> _Problem requirements_
Extract, in full, the lines below, beginning at the first and ending with the line that contains "from matplotlib.patches import". Pictures do not belong in the copy.

> _Data section_
:::::

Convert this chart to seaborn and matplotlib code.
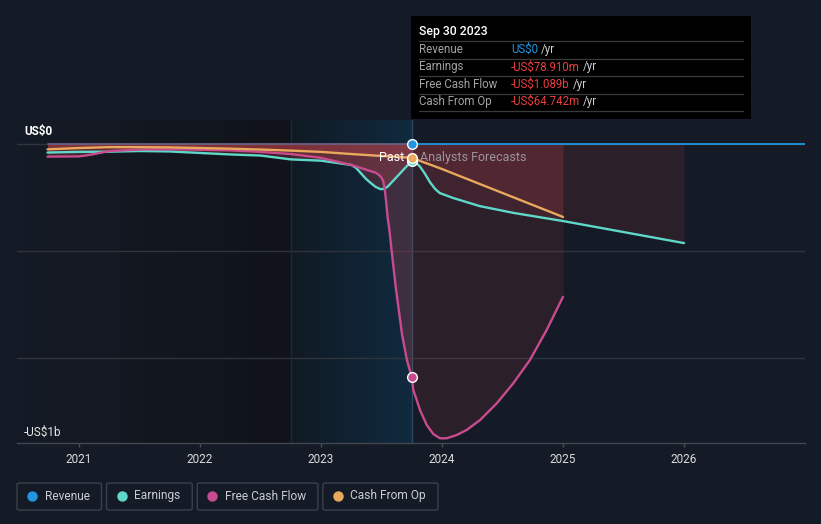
import matplotlib.pyplot as plt
import numpy as np
import seaborn as sns
from matplotlib.lines import Line2D
from matplotlib.patches import FancyBboxPatch, Rectangle

# decimal years, values in US$ billions
rev_past_x = [2020.74, 2023.75]
rev_past_y = [0.0, 0.0]
rev_fc_x = [2023.75, 2024.0, 2025.0, 2026.0, 2027.0]
rev_fc_y = [0.0, 0.0, 0.0, 0.0, 0.0]

earn_past_x = [2020.74, 2021.0, 2021.25, 2021.5, 2021.75, 2022.0, 2022.25, 2022.5,
               2022.75, 2023.0, 2023.25, 2023.29, 2023.33, 2023.37, 2023.41, 2023.45,
               2023.49, 2023.52, 2023.55, 2023.75]
earn_past_y = [-0.040, -0.037, -0.036, -0.033, -0.035, -0.042, -0.049, -0.054,
               -0.072, -0.078, -0.098, -0.112, -0.137, -0.162, -0.182, -0.200,
               -0.211, -0.210, -0.200, -0.0789]
earn_fc_x = [2023.75, 2023.79, 2023.82, 2023.86, 2023.9, 2023.94, 2023.98, 2024.09,
             2024.31, 2024.59, 2025.0, 2026.0]
earn_fc_y = [-0.0789, -0.090, -0.107, -0.140, -0.178, -0.208, -0.229, -0.252,
             -0.29, -0.322, -0.36, -0.463]

fcf_past_x = [2020.74, 2021.0, 2021.1, 2021.25, 2021.5, 2021.75, 2022.0, 2022.25, 2022.5,
              2022.75, 2023.0, 2023.25, 2023.45, 2023.48, 2023.50, 2023.515, 2023.526,
              2023.537, 2023.55, 2023.565, 2023.58, 2023.62, 2023.67, 2023.71, 2023.75]
fcf_past_y = [-0.059, -0.058, -0.050, -0.033, -0.026, -0.025, -0.027, -0.030, -0.037,
              -0.047, -0.065, -0.098, -0.134, -0.145, -0.157, -0.176, -0.207,
              -0.262, -0.34, -0.40, -0.48, -0.68, -0.89, -1.01, -1.089]
fcf_fc_x = [2023.75, 2023.763, 2023.791, 2023.818, 2023.874, 2023.928, 2023.983, 2024.039,
            2024.121, 2024.204, 2024.314, 2024.452, 2024.589, 2024.727, 2024.865, 2025.0]
fcf_fc_y = [-1.089, -1.150, -1.196, -1.243, -1.313, -1.355, -1.375, -1.375,
            -1.360, -1.336, -1.290, -1.212, -1.118, -1.009, -0.869, -0.714]

cfo_past_x = [2020.74, 2021.0, 2021.25, 2021.5, 2021.75, 2022.0, 2022.25, 2022.5,
              2022.75, 2023.0, 2023.25, 2023.5, 2023.75]
cfo_past_y = [-0.025, -0.019, -0.015, -0.015, -0.016, -0.019, -0.022, -0.026,
              -0.031, -0.037, -0.047, -0.056, -0.0647]
cfo_fc_x = [2023.75, 2024.0, 2024.5, 2025.0]
cfo_fc_y = [-0.0647, -0.117, -0.229, -0.341]

year_ticks = [2021, 2022, 2023, 2024, 2025, 2026]
last_year_start = 2022.75
present = 2023.75

legend_names = ["Revenue", "Earnings", "Free Cash Flow", "Cash From Op"]
tip_values = ["US$0", "-US$78.910m", "-US$1.089b", "-US$64.742m"]

C_REV = "#2394df"
C_EARN = "#5fd8c9"
C_FCF = "#c84b8f"
C_CFO = "#e8a95c"
C_FILL = "#e5484f"
BG = "#151b26"

W, H = 821, 524


def fx(px):
    return px / W


def fy(py):
    return 1 - py / H


sns.set_theme(style="dark")
plt.rcParams["font.family"] = ["Roboto", "DejaVu Sans"]

fig = plt.figure(figsize=(W / 100, H / 100), dpi=100, facecolor=BG)
ax = fig.add_axes([fx(17), fy(443), 788 / W, 323 / H])
ax.set_facecolor(BG)

xmin, xmax = 2020.4876, 2027.0
ymin, ymax = -1.397, 0.112

# background shading: past (dark) and last year (blue)
grad = np.linspace(0, 1, 256)
c0, c1 = np.array([21, 27, 38]), np.array([16, 19, 25])
img = (c0[None, :] + grad[:, None] * (c1 - c0)[None, :]) / 255
ax.imshow(img[None, :, :], extent=[xmin, last_year_start, ymin, ymax], aspect="auto", zorder=0)
c0, c1 = np.array([16, 26, 36]), np.array([17, 42, 63])
img = (c0[None, :] + grad[:, None] * (c1 - c0)[None, :]) / 255
ax.imshow(img[None, :, :], extent=[last_year_start, present, ymin, ymax], aspect="auto", zorder=0)
ax.axvline(last_year_start, color="#172c3a", lw=1, zorder=0.6)
ax.axvline(present, color="#2c4a5f", lw=1, zorder=0.6)

# fills between zero and each series
for xs, ys in [(earn_past_x, earn_past_y), (fcf_past_x, fcf_past_y), (cfo_past_x, cfo_past_y)]:
    ax.fill_between(xs, 0, ys, color=C_FILL, alpha=0.22, lw=0, zorder=1)
for xs, ys in [(earn_fc_x, earn_fc_y), (fcf_fc_x, fcf_fc_y), (cfo_fc_x, cfo_fc_y)]:
    ax.fill_between(xs, 0, ys, color=C_FILL, alpha=0.11, lw=0, zorder=1)

# lines
ax.plot(rev_past_x, rev_past_y, color="#6a5f80", lw=1.3, zorder=2)
sns.lineplot(x=rev_fc_x, y=rev_fc_y, color=C_REV, lw=1.3, ax=ax, estimator=None, zorder=2)
for xs, ys, col in [(earn_past_x, earn_past_y, C_EARN), (earn_fc_x, earn_fc_y, C_EARN),
                    (fcf_past_x, fcf_past_y, C_FCF), (fcf_fc_x, fcf_fc_y, C_FCF),
                    (cfo_past_x, cfo_past_y, C_CFO), (cfo_fc_x, cfo_fc_y, C_CFO)]:
    sns.lineplot(x=xs, y=ys, color=col, lw=1.7, ax=ax, estimator=None, zorder=2)

for xs, ys, col in [(rev_past_x, rev_past_y, C_REV), (earn_past_x, earn_past_y, C_EARN),
                    (fcf_past_x, fcf_past_y, C_FCF), (cfo_past_x, cfo_past_y, C_CFO)]:
    ax.plot(xs[-1], ys[-1], "o", ms=7, mfc=col, mec="white", mew=1, zorder=4)

ax.text(present - 0.06, cfo_past_y[-1], "Past", color="white", fontsize=9,
        ha="right", va="center", zorder=5)
ax.text(present + 0.07, cfo_past_y[-1], "Analysts Forecasts", color="#9b949e", fontsize=9,
        ha="left", va="center", zorder=5)

ax.set_xlim(xmin, xmax)
ax.set_ylim(ymin, ymax)
ax.set_xticks(year_ticks)
ax.set_xticklabels([str(y) for y in year_ticks])
ax.set_yticks([-1.0, -0.5, 0.0])
ax.set_yticklabels([])
ax.yaxis.grid(True, color="#2e333c", lw=1)
ax.xaxis.grid(False)
ax.tick_params(axis="x", colors="#4a4f58", labelcolor="#dadada", labelsize=8.5,
               length=3, width=1, pad=4, bottom=True)
ax.tick_params(axis="y", length=0)
for s in ["top", "right", "left"]:
    ax.spines[s].set_visible(False)
ax.spines["bottom"].set_color("#41464f")
ax.spines["bottom"].set_linewidth(1)

fig.text(fx(24), fy(132), "US$0", color="white", fontsize=8.5, fontweight="bold",
         ha="left", va="center")
fig.text(fx(24), fy(432), "-US$1b", color="#e6e6e6", fontsize=8.5,
         ha="left", va="center")

# tooltip
fig.add_artist(Rectangle((fx(411), fy(119)), 340 / W, 103 / H, transform=fig.transFigure,
                         fc="black", ec="none", zorder=10))
fig.text(fx(419), fy(31), "Sep 30 2023", color="white", fontsize=8.8, fontweight="medium",
         ha="left", va="center", zorder=11)
for yy in [41, 58.5, 76, 93.5, 111]:
    fig.add_artist(Line2D([fx(419), fx(743)], [fy(yy), fy(yy)], transform=fig.transFigure,
                          color="#3a3a3a", lw=0.9, zorder=11))
fig.canvas.draw()
r = fig.canvas.get_renderer()
for i, (name, val) in enumerate(zip(legend_names, tip_values)):
    yy = 49.5 + i * 17.4
    fig.text(fx(419), fy(yy), name, color="#a3a3a3", fontsize=8.3, ha="left", va="center", zorder=11)
    vcol = C_REV if i == 0 else "#e8403f"
    t = fig.text(fx(511), fy(yy), val, color=vcol, fontsize=8.3, ha="left", va="center", zorder=11)
    w = t.get_window_extent(r).width
    fig.text(fx(511 + w + 3), fy(yy), "/yr", color="#cfcfcf", fontsize=8.3,
             ha="left", va="center", zorder=11)

# legend
left = 17
for name, col in zip(legend_names, [C_REV, C_EARN, C_FCF, C_CFO]):
    t = fig.text(fx(left + 27.5), fy(496), name, color="#c9cdd3", fontsize=8.6,
                 ha="left", va="center")
    w = t.get_window_extent(r).width
    bw = 27.5 + w + 12
    fig.add_artist(FancyBboxPatch((fx(left), fy(510)), bw / W, 27 / H,
                                  boxstyle="round,pad=0,rounding_size=0.003",
                                  transform=fig.transFigure, fc="none", ec="#3b414b", lw=1))
    fig.add_artist(Line2D([fx(left + 15)], [fy(496)], marker="o", ms=6.5, color=col,
                          mec=col, transform=fig.transFigure))
    left += bw + 5

plt.savefig("out.png", dpi=100, facecolor=BG)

:::::

> _Written solution_
Convert this chart to seaborn and matplotlib code.
import matplotlib.pyplot as plt
import numpy as np
import seaborn as sns
from matplotlib.lines import Line2D
from matplotlib.patches import FancyBboxPatch, Rectangle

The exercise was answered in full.